To be done = Using the listing below, give again exactly the lines from the line with "Clone this diagram in TikZ." to the line with "sep=0pt] (lane) at", inclusive, without the pictures.

### Task data ###

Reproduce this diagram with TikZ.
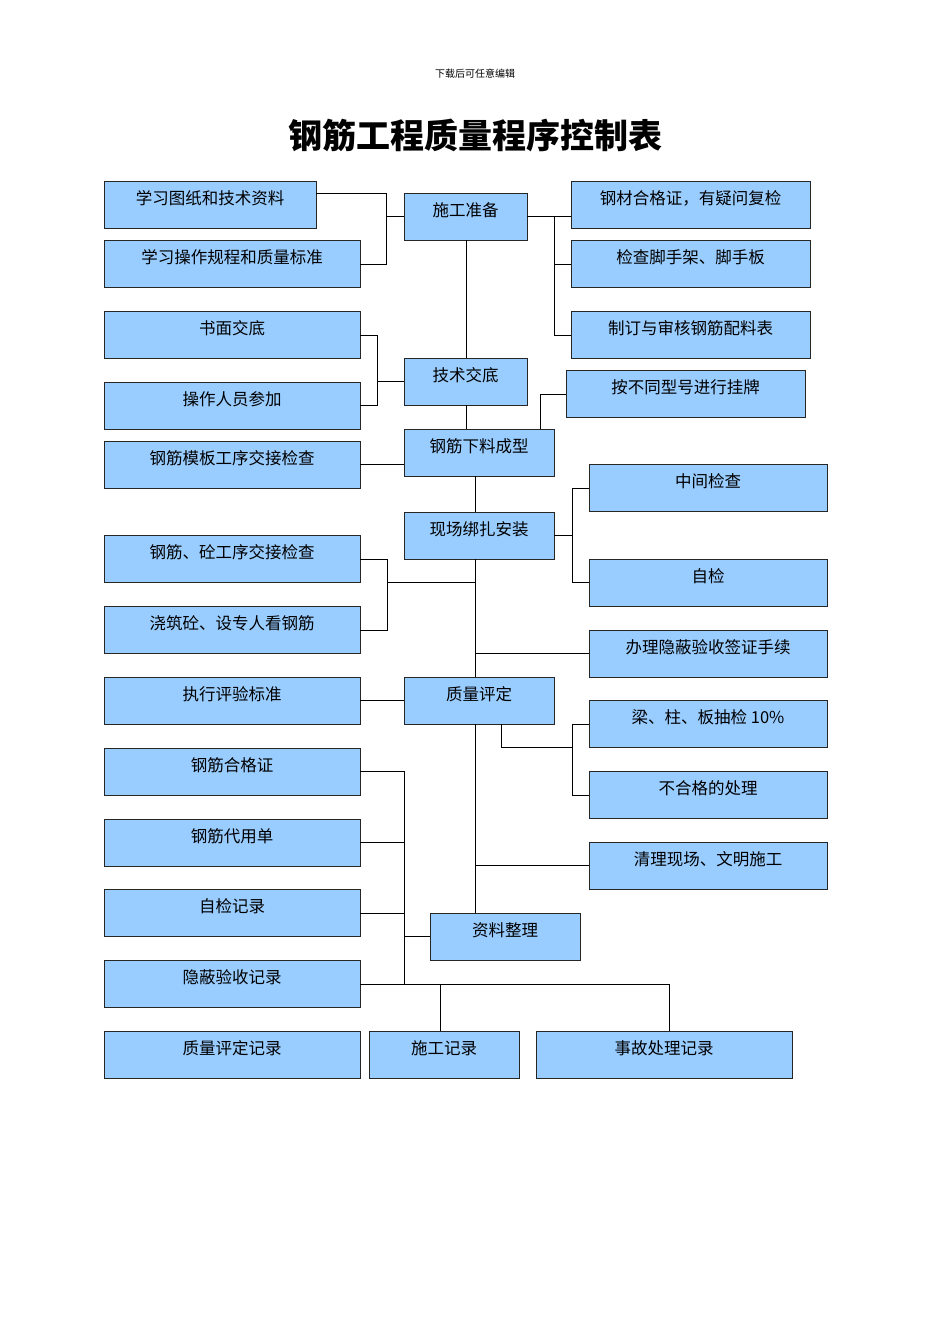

###
### Task data ###

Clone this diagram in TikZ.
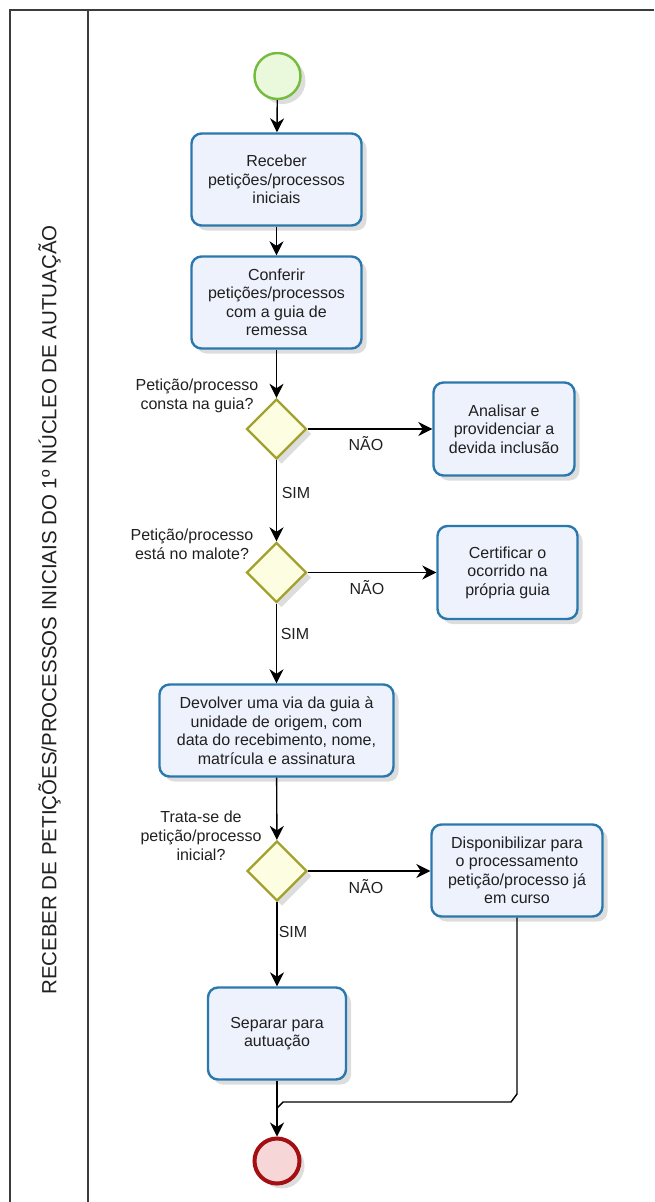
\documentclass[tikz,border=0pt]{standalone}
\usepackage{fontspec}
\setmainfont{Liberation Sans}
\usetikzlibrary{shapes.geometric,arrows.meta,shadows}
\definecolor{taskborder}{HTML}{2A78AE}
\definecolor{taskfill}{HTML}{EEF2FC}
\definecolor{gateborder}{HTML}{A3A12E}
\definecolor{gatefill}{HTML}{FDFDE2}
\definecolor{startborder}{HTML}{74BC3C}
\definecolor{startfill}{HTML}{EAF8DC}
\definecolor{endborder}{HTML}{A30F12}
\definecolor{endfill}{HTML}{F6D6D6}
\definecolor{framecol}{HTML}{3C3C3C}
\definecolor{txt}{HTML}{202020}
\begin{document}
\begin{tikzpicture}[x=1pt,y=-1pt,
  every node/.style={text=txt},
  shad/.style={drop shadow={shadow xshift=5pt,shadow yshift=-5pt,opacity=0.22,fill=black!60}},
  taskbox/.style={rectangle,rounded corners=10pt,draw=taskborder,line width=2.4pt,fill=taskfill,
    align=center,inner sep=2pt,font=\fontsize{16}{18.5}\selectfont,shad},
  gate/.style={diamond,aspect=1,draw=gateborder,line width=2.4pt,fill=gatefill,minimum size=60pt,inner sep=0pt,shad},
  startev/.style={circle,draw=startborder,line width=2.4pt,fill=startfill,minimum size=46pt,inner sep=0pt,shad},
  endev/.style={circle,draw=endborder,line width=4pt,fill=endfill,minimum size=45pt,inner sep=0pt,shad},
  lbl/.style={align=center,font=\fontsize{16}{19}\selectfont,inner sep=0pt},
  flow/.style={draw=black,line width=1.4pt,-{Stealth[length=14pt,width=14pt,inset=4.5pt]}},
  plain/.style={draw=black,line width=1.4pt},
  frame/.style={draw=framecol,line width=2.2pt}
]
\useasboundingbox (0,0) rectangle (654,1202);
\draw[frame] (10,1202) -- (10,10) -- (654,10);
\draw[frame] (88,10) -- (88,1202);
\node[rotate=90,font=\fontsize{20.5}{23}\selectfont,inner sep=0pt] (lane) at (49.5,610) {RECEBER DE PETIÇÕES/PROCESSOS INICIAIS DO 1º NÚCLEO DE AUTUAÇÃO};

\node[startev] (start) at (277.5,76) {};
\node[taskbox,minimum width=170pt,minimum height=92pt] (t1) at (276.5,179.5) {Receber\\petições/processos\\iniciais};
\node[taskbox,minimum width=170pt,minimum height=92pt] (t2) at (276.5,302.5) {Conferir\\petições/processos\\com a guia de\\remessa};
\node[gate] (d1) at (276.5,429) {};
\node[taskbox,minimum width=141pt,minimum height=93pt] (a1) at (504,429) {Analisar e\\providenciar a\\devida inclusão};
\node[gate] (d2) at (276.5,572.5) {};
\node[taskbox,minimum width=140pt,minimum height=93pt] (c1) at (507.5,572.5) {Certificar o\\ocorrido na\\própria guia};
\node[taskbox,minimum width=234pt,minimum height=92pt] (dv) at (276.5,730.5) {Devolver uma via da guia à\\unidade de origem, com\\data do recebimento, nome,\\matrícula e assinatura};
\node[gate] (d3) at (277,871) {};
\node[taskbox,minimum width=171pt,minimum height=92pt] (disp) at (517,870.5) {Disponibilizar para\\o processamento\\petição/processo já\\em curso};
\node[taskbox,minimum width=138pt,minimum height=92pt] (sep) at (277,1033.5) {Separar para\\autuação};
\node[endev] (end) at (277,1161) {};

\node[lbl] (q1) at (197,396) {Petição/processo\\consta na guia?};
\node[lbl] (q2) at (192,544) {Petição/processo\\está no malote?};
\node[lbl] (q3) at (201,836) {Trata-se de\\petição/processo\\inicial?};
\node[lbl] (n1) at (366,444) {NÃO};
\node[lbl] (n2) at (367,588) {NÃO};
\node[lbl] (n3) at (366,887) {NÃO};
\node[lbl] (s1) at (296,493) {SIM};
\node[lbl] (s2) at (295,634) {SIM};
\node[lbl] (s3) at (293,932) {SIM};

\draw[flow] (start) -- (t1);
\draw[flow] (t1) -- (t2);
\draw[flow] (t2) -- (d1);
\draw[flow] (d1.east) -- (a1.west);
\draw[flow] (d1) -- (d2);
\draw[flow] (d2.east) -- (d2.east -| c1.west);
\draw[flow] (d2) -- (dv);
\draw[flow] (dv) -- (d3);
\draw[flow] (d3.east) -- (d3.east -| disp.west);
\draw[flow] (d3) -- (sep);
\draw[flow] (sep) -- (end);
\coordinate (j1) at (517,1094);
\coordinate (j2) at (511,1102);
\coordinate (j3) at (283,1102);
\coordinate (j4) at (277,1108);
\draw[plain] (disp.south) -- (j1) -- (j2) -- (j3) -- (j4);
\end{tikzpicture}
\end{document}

###
### Task data ###

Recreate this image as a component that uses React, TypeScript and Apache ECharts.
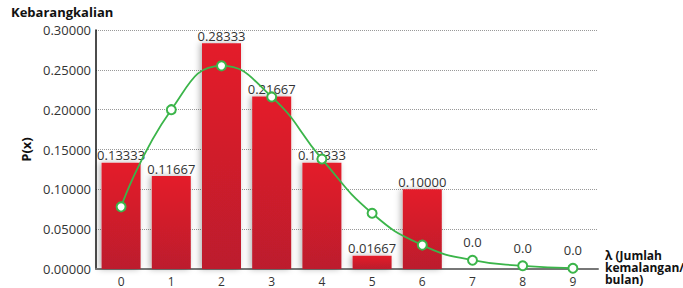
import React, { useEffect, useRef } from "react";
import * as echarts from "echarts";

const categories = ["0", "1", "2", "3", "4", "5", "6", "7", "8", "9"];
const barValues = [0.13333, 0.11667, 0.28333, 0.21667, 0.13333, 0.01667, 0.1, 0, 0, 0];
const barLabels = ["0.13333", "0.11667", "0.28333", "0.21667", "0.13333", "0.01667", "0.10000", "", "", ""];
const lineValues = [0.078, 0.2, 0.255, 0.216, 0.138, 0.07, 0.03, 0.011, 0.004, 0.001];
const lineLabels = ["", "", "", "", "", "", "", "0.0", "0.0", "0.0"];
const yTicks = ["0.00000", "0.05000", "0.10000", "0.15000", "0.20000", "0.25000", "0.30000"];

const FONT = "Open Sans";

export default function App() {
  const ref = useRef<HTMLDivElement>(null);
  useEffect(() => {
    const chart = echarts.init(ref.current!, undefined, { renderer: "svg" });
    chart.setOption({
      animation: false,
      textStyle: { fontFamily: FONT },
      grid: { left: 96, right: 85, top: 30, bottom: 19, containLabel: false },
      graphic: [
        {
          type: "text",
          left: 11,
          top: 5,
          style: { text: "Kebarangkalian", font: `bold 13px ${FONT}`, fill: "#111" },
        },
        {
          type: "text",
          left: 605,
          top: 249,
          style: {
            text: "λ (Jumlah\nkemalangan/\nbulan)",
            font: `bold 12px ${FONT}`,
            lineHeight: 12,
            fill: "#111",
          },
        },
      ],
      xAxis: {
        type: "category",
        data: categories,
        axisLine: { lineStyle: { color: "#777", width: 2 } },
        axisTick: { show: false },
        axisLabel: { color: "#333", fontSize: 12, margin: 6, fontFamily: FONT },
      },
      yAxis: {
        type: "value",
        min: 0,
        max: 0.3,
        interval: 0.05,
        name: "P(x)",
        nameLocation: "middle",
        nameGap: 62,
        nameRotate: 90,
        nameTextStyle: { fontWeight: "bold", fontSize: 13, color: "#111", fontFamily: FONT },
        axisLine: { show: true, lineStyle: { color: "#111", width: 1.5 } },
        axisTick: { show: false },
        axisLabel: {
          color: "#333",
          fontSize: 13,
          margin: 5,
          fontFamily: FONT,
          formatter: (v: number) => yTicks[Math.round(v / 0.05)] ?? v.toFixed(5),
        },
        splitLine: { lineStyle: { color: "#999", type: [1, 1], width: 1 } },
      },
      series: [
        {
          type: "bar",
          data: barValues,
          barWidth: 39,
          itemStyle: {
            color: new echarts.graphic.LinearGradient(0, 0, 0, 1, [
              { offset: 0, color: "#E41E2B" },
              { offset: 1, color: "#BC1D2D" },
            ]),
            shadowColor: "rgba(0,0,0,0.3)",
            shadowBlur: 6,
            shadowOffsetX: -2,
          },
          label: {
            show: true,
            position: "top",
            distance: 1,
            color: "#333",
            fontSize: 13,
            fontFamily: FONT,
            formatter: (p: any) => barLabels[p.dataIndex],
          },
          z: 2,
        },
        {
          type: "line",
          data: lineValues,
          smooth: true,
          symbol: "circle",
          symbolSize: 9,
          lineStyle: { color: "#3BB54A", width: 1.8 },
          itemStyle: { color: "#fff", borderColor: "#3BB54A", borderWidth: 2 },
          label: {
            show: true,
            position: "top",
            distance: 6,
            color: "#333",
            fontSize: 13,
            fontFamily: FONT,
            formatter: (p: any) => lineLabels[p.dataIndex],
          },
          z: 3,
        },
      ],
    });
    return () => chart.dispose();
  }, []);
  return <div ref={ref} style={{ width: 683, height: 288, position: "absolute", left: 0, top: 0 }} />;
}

###

Exercise solution =
Clone this diagram in TikZ.
\documentclass[tikz,border=0pt]{standalone}
\usepackage{fontspec}
\setmainfont{Liberation Sans}
\usetikzlibrary{shapes.geometric,arrows.meta,shadows}
\definecolor{taskborder}{HTML}{2A78AE}
\definecolor{taskfill}{HTML}{EEF2FC}
\definecolor{gateborder}{HTML}{A3A12E}
\definecolor{gatefill}{HTML}{FDFDE2}
\definecolor{startborder}{HTML}{74BC3C}
\definecolor{startfill}{HTML}{EAF8DC}
\definecolor{endborder}{HTML}{A30F12}
\definecolor{endfill}{HTML}{F6D6D6}
\definecolor{framecol}{HTML}{3C3C3C}
\definecolor{txt}{HTML}{202020}
\begin{document}
\begin{tikzpicture}[x=1pt,y=-1pt,
  every node/.style={text=txt},
  shad/.style={drop shadow={shadow xshift=5pt,shadow yshift=-5pt,opacity=0.22,fill=black!60}},
  taskbox/.style={rectangle,rounded corners=10pt,draw=taskborder,line width=2.4pt,fill=taskfill,
    align=center,inner sep=2pt,font=\fontsize{16}{18.5}\selectfont,shad},
  gate/.style={diamond,aspect=1,draw=gateborder,line width=2.4pt,fill=gatefill,minimum size=60pt,inner sep=0pt,shad},
  startev/.style={circle,draw=startborder,line width=2.4pt,fill=startfill,minimum size=46pt,inner sep=0pt,shad},
  endev/.style={circle,draw=endborder,line width=4pt,fill=endfill,minimum size=45pt,inner sep=0pt,shad},
  lbl/.style={align=center,font=\fontsize{16}{19}\selectfont,inner sep=0pt},
  flow/.style={draw=black,line width=1.4pt,-{Stealth[length=14pt,width=14pt,inset=4.5pt]}},
  plain/.style={draw=black,line width=1.4pt},
  frame/.style={draw=framecol,line width=2.2pt}
]
\useasboundingbox (0,0) rectangle (654,1202);
\draw[frame] (10,1202) -- (10,10) -- (654,10);
\draw[frame] (88,10) -- (88,1202);
\node[rotate=90,font=\fontsize{20.5}{23}\selectfont,inner sep=0pt] (lane) at (49.5,610) {RECEBER DE PETIÇÕES/PROCESSOS INICIAIS DO 1º NÚCLEO DE AUTUAÇÃO};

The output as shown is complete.